エコジョーズ導入は家庭レベルでの化石燃料使用削減に寄与します。ただし、凝縮水の取り扱いや配管材料の耐食性など設計・施工による影響を受けるため、環境負荷低減効果を最大化するには適切な施工と維持管理が重要です。安全面では、ガス機器全般に共通するガス漏れや不完全燃焼の監視(CO中毒リスク)に注意し、必要に応じて警報器を設置してください。

よくある質問(FAQ)

  • Q:古い給湯器から交換できますか?
    A:基本的には可能ですが、排気ダクトや凝縮水排水の工事、配管の取り回しなど追加工事が必要になる場合があります。事前に施工業者による現地調査を受けてください。
  • Q:凝縮水はそのまま下水に流しても大丈夫ですか?
    A:多くの場合は問題ありませんが、排水の酸性度が化学物質や配管材に影響を与える可能性があるため、中和器の設置を推奨するケースが一般的です。
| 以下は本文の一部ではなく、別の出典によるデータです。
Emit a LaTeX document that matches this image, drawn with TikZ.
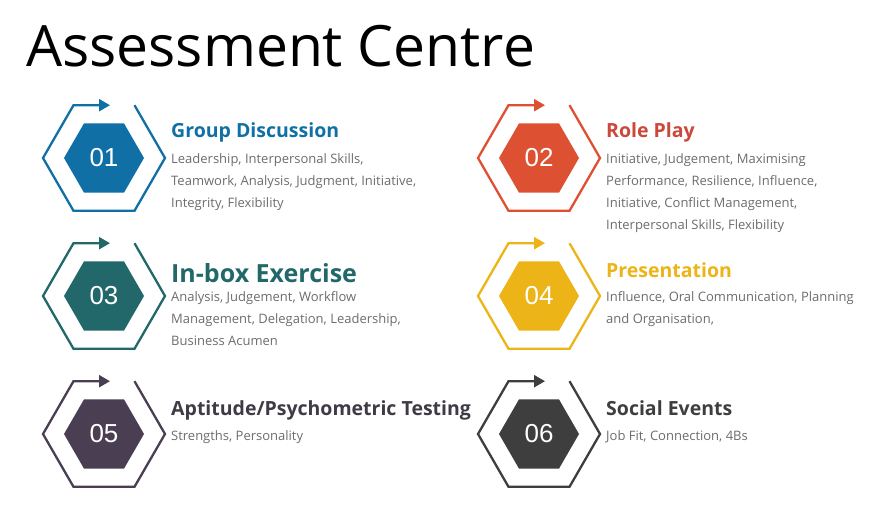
\documentclass[tikz,border=0pt]{standalone}
\usepackage{fontspec}
\setmainfont{Open Sans}
\newfontfamily\numfont{Liberation Sans}
\usetikzlibrary{arrows.meta,shapes.geometric}
\definecolor{hexblue}{RGB}{16,112,166}
\definecolor{hexred}{RGB}{222,80,50}
\definecolor{titlered}{RGB}{204,72,58}
\definecolor{hexteal}{RGB}{34,104,106}
\definecolor{hexyellow}{RGB}{236,180,22}
\definecolor{hexpurple}{RGB}{74,62,82}
\definecolor{titlepurple}{RGB}{64,58,70}
\definecolor{hexdark}{RGB}{62,62,62}
\definecolor{skillgray}{RGB}{108,108,108}
\tikzset{
  core/.style={regular polygon, regular polygon sides=6, minimum size=80pt,
    inner sep=0pt, fill=#1, text=white, font=\numfont\fontsize{26}{26}\selectfont},
  ring/.style={draw=#1, line width=2.3pt, -{Triangle[length=11pt,width=12pt]}},
  headline/.style={anchor=base west, inner sep=0pt, text=#1,
    font=\bfseries\fontsize{19.5}{19.5}\selectfont},
  skills/.style={anchor=north west, align=left, inner sep=0pt, text=skillgray,
    font=\fontsize{13}{22}\selectfont},
}
% open ring with arrow round a core hexagon
\newcommand\hexring[2]{%
  \draw[ring=#2, shift={(#1)}] (30.5,-52.8) -- (61,0) -- (30.5,52.8)
    -- (-30.5,52.8) -- (-61,0) -- (-30.5,-52.8) -- (6,-52.8);
}

\begin{document}
\begin{tikzpicture}[x=1pt, y=-1pt]
  \useasboundingbox (0,0) rectangle (880,524);
  \node[anchor=base west, inner sep=0pt, font=\fontsize{57}{57}\selectfont] (title) at (26,67) {Assessment Centre};

  % row 1
  \node[core=hexblue] (h01) at (104,158) {01};
  \hexring{h01}{hexblue}
  \node[headline=hexblue] (t01) at (171,138) {Group Discussion};
  \node[skills] (s01) at (171,153) {Leadership, Interpersonal Skills,\\Teamwork, Analysis, Judgment, Initiative,\\Integrity, Flexibility};

  \node[core=hexred] (h02) at (539,158) {02};
  \hexring{h02}{hexred}
  \node[headline=titlered] (t02) at (606,138) {Role Play};
  \node[skills] (s02) at (606,153) {Initiative, Judgement, Maximising\\Performance, Resilience, Influence,\\Initiative, Conflict Management,\\Interpersonal Skills, Flexibility};

  % row 2
  \node[core=hexteal] (h03) at (104,296) {03};
  \hexring{h03}{hexteal}
  \node[headline=hexteal, font=\bfseries\fontsize{25}{25}\selectfont] (t03) at (171,282) {In-box Exercise};
  \node[skills] (s03) at (171,291) {Analysis, Judgement, Workflow\\Management, Delegation, Leadership,\\Business Acumen};

  \node[core=hexyellow] (h04) at (539,296) {04};
  \hexring{h04}{hexyellow}
  \node[headline=hexyellow] (t04) at (606,277) {Presentation};
  \node[skills] (s04) at (606,291) {Influence, Oral Communication, Planning\\and Organisation,};

  % row 3
  \node[core=hexpurple] (h05) at (104,434) {05};
  \hexring{h05}{hexpurple}
  \node[headline=titlepurple] (t05) at (171,415) {Aptitude/Psychometric Testing};
  \node[skills] (s05) at (171,430) {Strengths, Personality};

  \node[core=hexdark] (h06) at (539,434) {06};
  \hexring{h06}{hexdark}
  \node[headline=hexdark] (t06) at (606,415) {Social Events};
  \node[skills] (s06) at (606,430) {Job Fit, Connection, 4Bs};
\end{tikzpicture}
\end{document}
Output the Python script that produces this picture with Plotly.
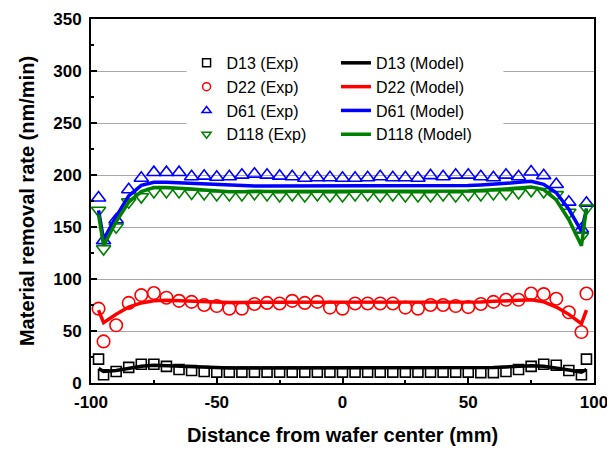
import plotly.graph_objects as go

# ---------------- data ----------------
x_pos = [-97, -95, -90, -85, -80, -75, -70, -65, -60, -55, -50, -45, -40, -35, -30, -25, -20,
         -15, -10, -5, 0, 5, 10, 15, 20, 25, 30, 35, 40, 45, 50, 55, 60, 65, 70, 75, 80, 85,
         90, 95, 97]

d13_exp = [23, 8, 11, 15, 18, 18, 16, 13, 12, 11, 10.5, 10.5, 10.5, 10.5, 10.5, 10.5, 10.5,
           10.5, 10.5, 10.5, 10.5, 10.5, 10.5, 10.5, 10.5, 10.5, 10.5, 10.5, 10.5, 10.5, 10.5,
           10, 10, 11, 13, 16, 18, 17, 12, 8, 23]
d22_exp = [71.5, 40, 55.5, 77, 84.5, 86.5, 82, 79, 78, 75, 74, 71.5, 71.5, 76, 77, 76.5, 79,
           77, 78, 72.5, 71.5, 76.5, 76.5, 76.5, 76.5, 72.5, 71.5, 75, 75, 74, 73, 76, 78, 80,
           80, 86, 85.5, 81, 68, 49, 86]
d61_exp = [178, 137, 157, 186, 197, 202.5, 202.5, 202.5, 198.5, 199, 198, 198.5, 200, 201, 200,
           199, 198.5, 197, 197.5, 197.5, 197, 197, 197.5, 198.5, 197.5, 197.5, 197, 199.5,
           198.5, 200, 200, 198.5, 197.5, 200, 198.5, 203, 199.5, 191, 174, 148, 173]
d118_exp = [166, 129, 150, 174, 179, 184, 184, 184, 182.5, 182, 181, 181, 181, 182, 181, 180,
            181, 180, 181, 180, 180, 181, 181, 180, 181, 180, 180, 180, 181, 180, 181, 181, 182,
            182, 183, 185, 184, 181, 164, 141, 168]

d13_model = [14, 11, 12, 14, 16, 17, 16.5, 16, 15.5, 15, 14.5, 14.5, 14.5, 14.5, 14.5, 14.5,
             14.5, 14.5, 14.5, 14.5, 14.5, 14.5, 14.5, 14.5, 14.5, 14.5, 14.5, 14.5, 14.5, 14.5,
             14.5, 14.5, 15, 15.5, 16, 16.5, 16, 14.5, 12.5, 10.5, 13]
d22_model = [70, 58, 66, 73, 77, 79, 79.5, 79, 78.5, 78, 77.5, 77.5, 77.5, 77.5, 77.5, 77.5,
             77.5, 77.5, 77.5, 77.5, 77.5, 77.5, 77.5, 77.5, 77.5, 77.5, 77.5, 77.5, 77.5, 77.5,
             77.5, 78, 78.5, 79, 80, 80, 78, 73, 66, 57, 70]
d61_model = [166, 138, 160, 180, 190, 193, 193, 192.5, 192, 191, 190.5, 190, 190, 189.5, 189.5,
             189.5, 189.5, 189.5, 189.5, 189.5, 189.5, 189.5, 189.5, 189.5, 189.5, 189.5, 189.5,
             189.5, 189.5, 190, 190, 190.5, 191, 192, 193, 194, 191, 183, 167, 146, 167]
d118_model = [162, 132, 155, 174, 184, 188, 188, 187.5, 186.5, 185.5, 184.5, 184, 184, 184, 184,
              184, 184, 184, 184, 184, 184, 184, 184, 184, 184, 184, 184, 184, 184, 184, 184.5,
              185, 185.5, 186.5, 187.5, 188.5, 186, 176, 157, 132, 168]

names = ["D13", "D22", "D61", "D118"]
colors = ["#000000", "#ff0000", "#0000ff", "#008000"]
symbols = ["square-open", "circle-open", "triangle-up-open", "triangle-down-open"]
msizes = [10, 12.5, 12.5, 12.5]
exp_series = [d13_exp, d22_exp, d61_exp, d118_exp]
model_series = [d13_model, d22_model, d61_model, d118_model]

x_ticks = [-100, -50, 0, 50, 100]
x_tick_text = ["-100", "-50", "0", "50", "100"]
y_ticks = [0, 50, 100, 150, 200, 250, 300, 350]

FONT = "Arial, Liberation Sans, sans-serif"

fig = go.Figure()
# experimental points (legend entries drawn by small-marker legend-only companions)
for n, c, s, ms, ys in zip(names, colors, symbols, msizes, exp_series):
    fig.add_trace(go.Scatter(
        x=x_pos, y=ys, mode="markers", name=f"{n} (Exp)", legend="legend",
        legendgroup=n, showlegend=False,
        marker=dict(symbol=s, size=ms, color=c, line=dict(width=1.6, color=c)),
    ))
for n, c, s in zip(names, colors, symbols):
    fig.add_trace(go.Scatter(
        x=[None], y=[None], mode="markers", name=f"{n} (Exp)", legend="legend",
        legendgroup=n,
        marker=dict(symbol=s, size=8, color=c, line=dict(width=1.5, color=c)),
    ))
for n, c, ys in zip(names, colors, model_series):
    fig.add_trace(go.Scatter(
        x=x_pos, y=ys, mode="lines", name=f"{n} (Model)", legend="legend2",
        line=dict(color=c, width=3.5),
    ))

axis_common = dict(
    showline=True, linecolor="black", linewidth=2, mirror=True,
    ticks="inside", ticklen=6, tickwidth=1.5, tickcolor="black",
    tickfont=dict(family=FONT, size=17, color="black", weight="bold"),
    zeroline=False, automargin=False,
)
fig.update_xaxes(
    range=[-100, 100], tickvals=x_ticks, ticktext=x_tick_text, showgrid=False,
    minor=dict(dtick=25, ticks="inside", ticklen=3, tickwidth=1.5, tickcolor="black"),
    title=dict(text="Distance from wafer center (mm)", standoff=17,
               font=dict(family=FONT, size=20, color="black", weight="bold")),
    ticklabelstandoff=3,
    **axis_common,
)
fig.update_yaxes(
    range=[0, 350], tickvals=y_ticks, showgrid=True, gridcolor="#a8a8a8", gridwidth=1,
    minor=dict(dtick=25, ticks="inside", ticklen=3, tickwidth=1.5, tickcolor="black"),
    title=dict(text="Material removal rate (nm/min)", standoff=13,
               font=dict(family=FONT, size=20, color="black", weight="bold")),
    ticklabelstandoff=4,
    **axis_common,
)

# white legend backdrop (no data lies there) so the two legend columns read as one box
fig.add_shape(type="rect", xref="paper", yref="paper", x0=0.19, x1=0.82, y0=0.665, y1=0.93,
              fillcolor="white", line=dict(width=0), layer="above")

leg_font = dict(family=FONT, size=16, color="black")
# the page body adds an 8 px offset, so the figure is sized to fill the rest of the window
fig.update_layout(
    width=607, height=443,
    margin=dict(l=83, r=21, t=11, b=68),
    paper_bgcolor="white", plot_bgcolor="white",
    legend=dict(x=0.19, y=0.926, xanchor="left", yanchor="top", bgcolor="white",
                font=leg_font, tracegroupgap=0),
    legend2=dict(x=0.487, y=0.926, xanchor="left", yanchor="top", bgcolor="white",
                 font=leg_font, tracegroupgap=0),
    showlegend=True,
)

fig.write_html("out.html")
自治体の排水基準に従ってください。
  • Q:寒冷地でも使えますか?
    A:使用は可能ですが、凝縮水や配管の凍結対策が必要です。寒冷地仕様の機器や保温、凍結防止ヒーターの導入を検討してください。

導入の流れとチェックリスト

  • 1) 使用状況と給湯負荷の把握(家族人数・同時使用シーン)
  • 2) 現地調査(既存配管、排気口、電源、設置スペースの確認)
  • 3) 複数業者からの見積り取得と機種比較(ランニングコストを含む)
  • 4) 補助金・優遇制度の確認(時期・地域により異なる)
  • 5) 施工・設置(施工後の試運転・使用説明を受ける)
  • 6) 定期点検の計画(メーカー推奨のメンテナンスを遵守)

まとめ

エコジョーズは給湯器の熱効率を大きく改善する技術で、ガス代やCO2排出量を削減できる有効な選択肢です。一方で初期費用や凝縮水処理、設置制約などの注意点もあるため、導入前に使用実態を把握し、複数の見積りと現地確認を行うことが重要です。特に暖房と給湯を一体で運用する家庭や給湯使用量が多い世帯では、導入効果が大きくなりやすい傾向があります。